中高年以上では意識が低いのですが、女性から男性へのルックスジャッジ、性的冷やかしも当然セクハラです。これからの世の中に対応してもらわなきゃ。学んでもらいましょう。

暴力を振るわれる場合は、真っ直ぐ警察に行きましょう。

社会保険労務士(以下、社労士)が出てきた〜〜!

社労士は会社に雇われているので会社側の味方です。あなたに非があるように言ってくるかもしれません。しかし社労士もピンキリです。専門職だからといって言ってることが全部正しいわけではないです。

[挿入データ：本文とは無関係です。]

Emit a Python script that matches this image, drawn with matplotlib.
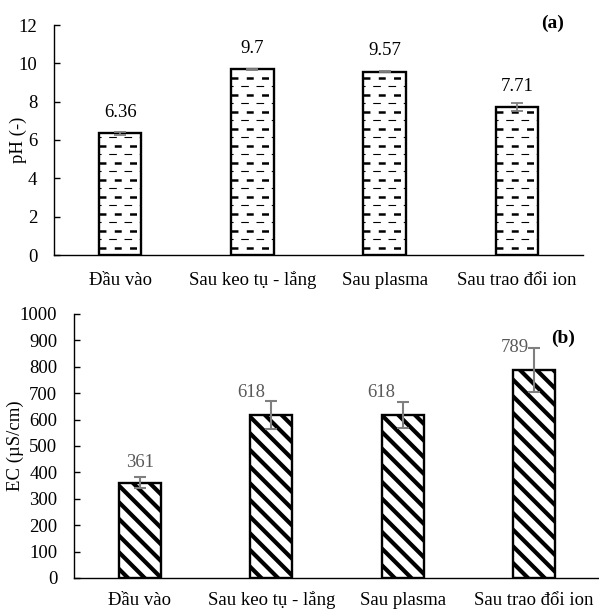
import matplotlib
matplotlib.use("Agg")
import matplotlib.pyplot as plt
import numpy as np

categories = ["Đầu vào", "Sau keo tụ - lắng", "Sau plasma", "Sau trao đổi ion"]
ph_values = [6.36, 9.70, 9.57, 7.71]
ph_errors = [0.08, 0.03, 0.04, 0.22]
ph_labels = ["6.36", "9.7", "9.57", "7.71"]
ec_values = [361, 618, 618, 789]
ec_errors = [21, 53, 50, 83]
ec_labels = ["361", "618", "618", "789"]

plt.rcParams["font.family"] = ["Liberation Serif", "DejaVu Serif"]
plt.rcParams["hatch.linewidth"] = 3.0
plt.rcParams["lines.scale_dashes"] = False

FS = 13.5
W, H = 599, 612
fig = plt.figure(figsize=(W / 100, H / 100), dpi=100)
ax1 = fig.add_axes([54 / W, 1 - 255 / H, 529 / W, 230 / H])
ax2 = fig.add_axes([74 / W, 1 - 578 / H, 526 / W, 264 / H])

x = np.arange(len(categories))
BW = 0.32
ERR = "#7f7f7f"


def style(ax, ymax, step, xpad):
    ax.set_xlim(-0.5, len(categories) - 0.5)
    ax.set_ylim(0, ymax)
    ax.set_yticks(np.arange(0, ymax + step / 2, step))
    ax.set_xticks(x)
    ax.set_xticklabels(categories, fontsize=FS)
    for s in ("top", "right"):
        ax.spines[s].set_visible(False)
    for s in ("left", "bottom"):
        ax.spines[s].set_linewidth(1.0)
    ax.tick_params(axis="y", direction="in", length=4, width=1, labelsize=FS, pad=12)
    ax.tick_params(axis="x", length=0, pad=xpad)
    for t in ax.get_xticklabels():
        t.set_va("baseline")


# --- (a) pH : motif de tirets horizontaux dessiné à la main
bars = ax1.bar(x, ph_values, BW, color="white", edgecolor="none", zorder=1)
ax1.bar(x, ph_values, BW, color="none", edgecolor="black", linewidth=1.7, zorder=3)
px = 230 / 12.0          # pixels par unité de pH
for b in bars:
    x0, x1 = b.get_x(), b.get_x() + b.get_width()
    top = b.get_height()
    k = 0
    while True:
        yt = (7.5 + 17 * k) / px
        yn = (16 + 17 * k) / px
        if yt > top:
            break
        ln, = ax1.plot([x0, x1], [yt, yt], color="black", lw=1.8,
                       ls=(0, (5.0, 6.0)), zorder=2)
        ln.set_clip_path(b)
        ln.set_dash_capstyle("butt")
        if yn < top:
            ln, = ax1.plot([x0, x1], [yn, yn], color="black", lw=0.8,
                           ls=(4.0, (5.5, 5.5)), zorder=2)
            ln.set_clip_path(b)
            ln.set_dash_capstyle("butt")
        k += 1
ax1.errorbar(x, ph_values, yerr=ph_errors, fmt="none", ecolor=ERR, elinewidth=1.3,
             capsize=4, capthick=1.3, zorder=4)
for xi, v, lab in zip(x, ph_values, ph_labels):
    ax1.annotate(lab, (xi, v), xytext=(0, 21), textcoords="offset pixels",
                 ha="center", va="center", fontsize=FS, color="black")
ax1.set_ylabel("pH (-)", fontsize=FS)
ax1.yaxis.label.set_va("center")
ax1.yaxis.set_label_coords(-(54 - 18) / 529, 0.5)
style(ax1, 12, 2, 21.6)
ax1.text(0.92, 1.009, "(a)", transform=ax1.transAxes, ha="left", va="center",
         fontsize=14, fontweight="bold")

# --- (b) EC : hachures diagonales épaisses
ax2.bar(x, ec_values, BW, color="white", edgecolor="black", hatch="\\\\",
        linewidth=1.7, zorder=2)
ax2.errorbar(x, ec_values, yerr=ec_errors, fmt="none", ecolor=ERR, elinewidth=1.5,
             capsize=4, capthick=1.5, zorder=4)
offsets = [(0, 20), (-20, 22), (-21, 22), (-19, 22)]
for xi, v, lab, off in zip(x, ec_values, ec_labels, offsets):
    ax2.annotate(lab, (xi, v), xytext=off, textcoords="offset pixels",
                 ha="center", va="center", fontsize=FS, color="#595959")
ax2.set_ylabel("EC (µS/cm)", fontsize=FS)
ax2.yaxis.label.set_va("center")
ax2.yaxis.set_label_coords(-(74 - 15) / 526, 0.5)
style(ax2, 1000, 100, 19.5)
ax2.text(0.907, 0.909, "(b)", transform=ax2.transAxes, ha="left", va="center",
         fontsize=14, fontweight="bold")

fig.savefig("out.png", dpi=100)
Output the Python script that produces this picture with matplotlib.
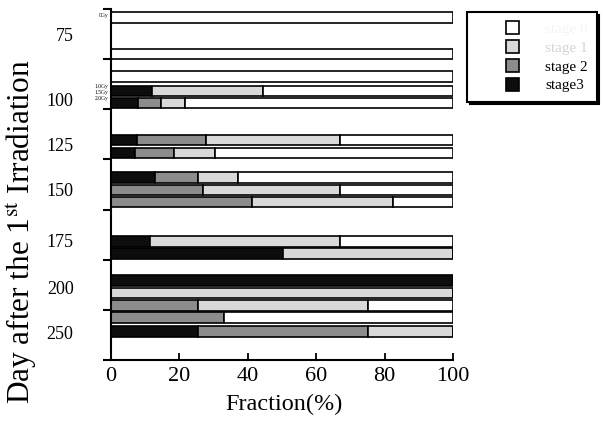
import matplotlib
matplotlib.use("Agg")
import matplotlib.pyplot as plt
from matplotlib.patches import Patch, Rectangle
from matplotlib.legend_handler import HandlerPatch
import numpy as np

plt.rcParams['font.family'] = ['Liberation Serif', 'DejaVu Serif']
plt.rcParams['mathtext.fontset'] = 'stix'

# ---- data ----
groups = ["75", "100", "125", "150", "175", "200", "250"]
label_offset = [2.07, 3.19, 2.79, 2.39, 2.47, 2.23, 1.83]   # label position inside each group
bar_group = [0, 0, 1, 1, 1, 2, 2, 3, 3, 3, 4, 4, 5, 5, 5, 6, 6]
bar_slot = [0.7, 3.6, 1.4, 2.55, 3.5, 2.45, 3.5, 1.45, 2.45, 3.4, 2.55, 3.5, 1.65, 2.65, 3.65, 0.6, 1.75]
stage3 = [0, 0, 0, 12, 8, 7.6, 7, 13, 0, 0, 11.4, 50.3, 100, 0, 0, 0, 25.4]
stage2 = [0, 0, 0, 0, 6.6, 20.2, 11.4, 12.4, 27, 41.3, 0, 0, 0, 0, 25.4, 33, 49.6]
stage1 = [0, 0, 0, 32.5, 7, 39.2, 12, 11.6, 40, 41.2, 55.6, 49.7, 0, 100, 49.6, 0, 25]
dose_labels = ["0Gy", "1.0Gy", "1.5Gy", "2.0Gy"]
dose_group = [0, 1, 1, 1]
dose_offset = [0.48, 2.15, 2.63, 3.11]
legend_labels = ["stage 0", "stage 1", "stage 2", "stage3"]

GROUP_H = 4
s3 = np.array(stage3, float)
s2 = np.array(stage2, float)
s1 = np.array(stage1, float)
s0 = 100 - s3 - s2 - s1
ypos = np.array(bar_group) * GROUP_H + np.array(bar_slot)

c_black, c_dark, c_light, c_white = '#0d0d0d', '#8c8c8c', '#d9d9d9', '#ffffff'

fig = plt.figure(figsize=(6.03, 4.23), dpi=100)
ax = fig.add_axes([111/603, 1 - 360/423, 342/603, 351/423])

h = 0.85
kw = dict(height=h, edgecolor='black', linewidth=1.2)
ax.barh(ypos, s3, left=0, color=c_black, **kw)
ax.barh(ypos, s2, left=s3, color=c_dark, **kw)
ax.barh(ypos, s1, left=s3 + s2, color=c_light, **kw)
ax.barh(ypos, s0, left=s3 + s2 + s1, color=c_white, **kw)

ax.set_xlim(0, 100)
ax.set_ylim(len(groups) * GROUP_H, 0)

for s in ['top', 'right']:
    ax.spines[s].set_visible(False)
for s in ['left', 'bottom']:
    ax.spines[s].set_linewidth(1.5)

ax.set_xticks([0, 20, 40, 60, 80, 100])
ax.tick_params(axis='x', direction='in', length=5, width=1.3, labelsize=16, pad=5)

ax.set_yticks(np.arange(len(groups)) * GROUP_H + np.array(label_offset))
ax.set_yticklabels(groups)
ax.tick_params(axis='y', which='major', length=0, pad=27, labelsize=13)
ax.set_yticks(np.arange(len(groups) + 1) * GROUP_H, minor=True)
ax.tick_params(axis='y', which='minor', direction='out', length=6, width=1.5)

for lab, g, off in zip(dose_labels, dose_group, dose_offset):
    ax.annotate(lab, xy=(0, g * GROUP_H + off), xytext=(-2, 0), textcoords='offset points',
                ha='right', va='center', fontsize=4)

ax.set_xlabel("Fraction(%)", fontsize=17.5, va='center')
ax.xaxis.set_label_coords(0.506, -0.128)
ax.set_ylabel("Day after the 1$^{\\rm st}$ Irradiation", fontsize=22.5, va='center')
ax.yaxis.set_label_coords(-0.258, 0.365)


def square_right(legend, orig_handle, xdescent, ydescent, width, height, fontsize):
    side = height
    return Rectangle((-xdescent + width - side, -ydescent), side, side)


handles = [Patch(facecolor=c, edgecolor='black', linewidth=1.2) for c in [c_white, c_light, c_dark, c_black]]
leg = fig.legend(handles, legend_labels, loc='upper left', bbox_to_anchor=(467/603, 1 - 12/423),
                 borderaxespad=0, fontsize=11, handlelength=2.8, handleheight=0.9, labelspacing=0.28,
                 handletextpad=1.7, borderpad=0.6, fancybox=False, framealpha=1,
                 edgecolor='black', shadow={'color': 'black', 'alpha': 1},
                 handler_map={Patch: HandlerPatch(patch_func=square_right)})
leg.get_frame().set_linewidth(1.5)
leg.get_texts()[0].set_color('#f4f4f4')
leg.get_texts()[1].set_color('#d4d4d4')

fig.savefig("out.png", dpi=100)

ビビらないようにしましょう。
嫌な感じの人だったら何を言ってきたか記録(録音)して、気になることは労基署で相談しましょう。労基署の職員さんの方が正しい知識を持っています。

もっと気軽に労基署に行こう!

会社から「お前は何も知らないだろ、こっちが正しいんだ! 文句言うな!」的なことを言われたら、「OK! 労基署! 職場でこんなこと言われたんだけど正しい?!」と朗らかに相談に行くくらいが健全です。
一応、事前に会社に「労基署で聞いてきまーす! 後でナレッジ報告しますね」と伝えましょう。それだけで態度がガラッと変わって愛想笑いを振りまいてくることもあります(ありました)。

とにかく会社がムカつくから刑事告訴されてほしい!

OK。その気持ち、とてもよく分かります。でもちょっと落ち着いて。確かに労働基準法違反は犯罪ですから、悪質で証拠も揃っていれば会社を刑事告訴してもらうことも可能です。しかし、刑事告訴になった場合、サービス残業等の支払い手続きはストップしてしまいます。それ狙いで会社側が挑発してくることもあります。
また、よーーーーっぽどじゃない限り憎きアイツを刑務所にぶち込むことは難しいです。
労基署の職員さんにも相談して、アドバイスをもらいましょう。
労基署に指導される時点で会社側は冷や冷やするみたいですけどね。

礼儀は持とう

本当に嫌な相手だったり、メチャクチャ嫌な目に遭ったりしたら、そりゃ冷静に礼儀正しくふるまってなんていられませんよね。プロレスなら「この野郎!」と乱入しても盛り上がっていいんですが、労基法に関するやり取りで暴力は一発退場です。裁判ドラマでも見て落ち着きましょう。
また、会社側があまり知識が無い場合も、「はぁぁ?! こっちが正しいんだ! こんなことも知らないのか!」と見下したり傲慢に振る舞うのも、人としてちょっと違うんじゃないかと思います。
Google MAPにネガティブコメントを書いたり、5chに悪口書いたりもやめときましょうね。……って言ってる自分自身が転職情報サイトにネガティブコメント書き込んだのを思い出しちゃった(頭抱えてる)。実際おすすめできない会社だったし、いっか。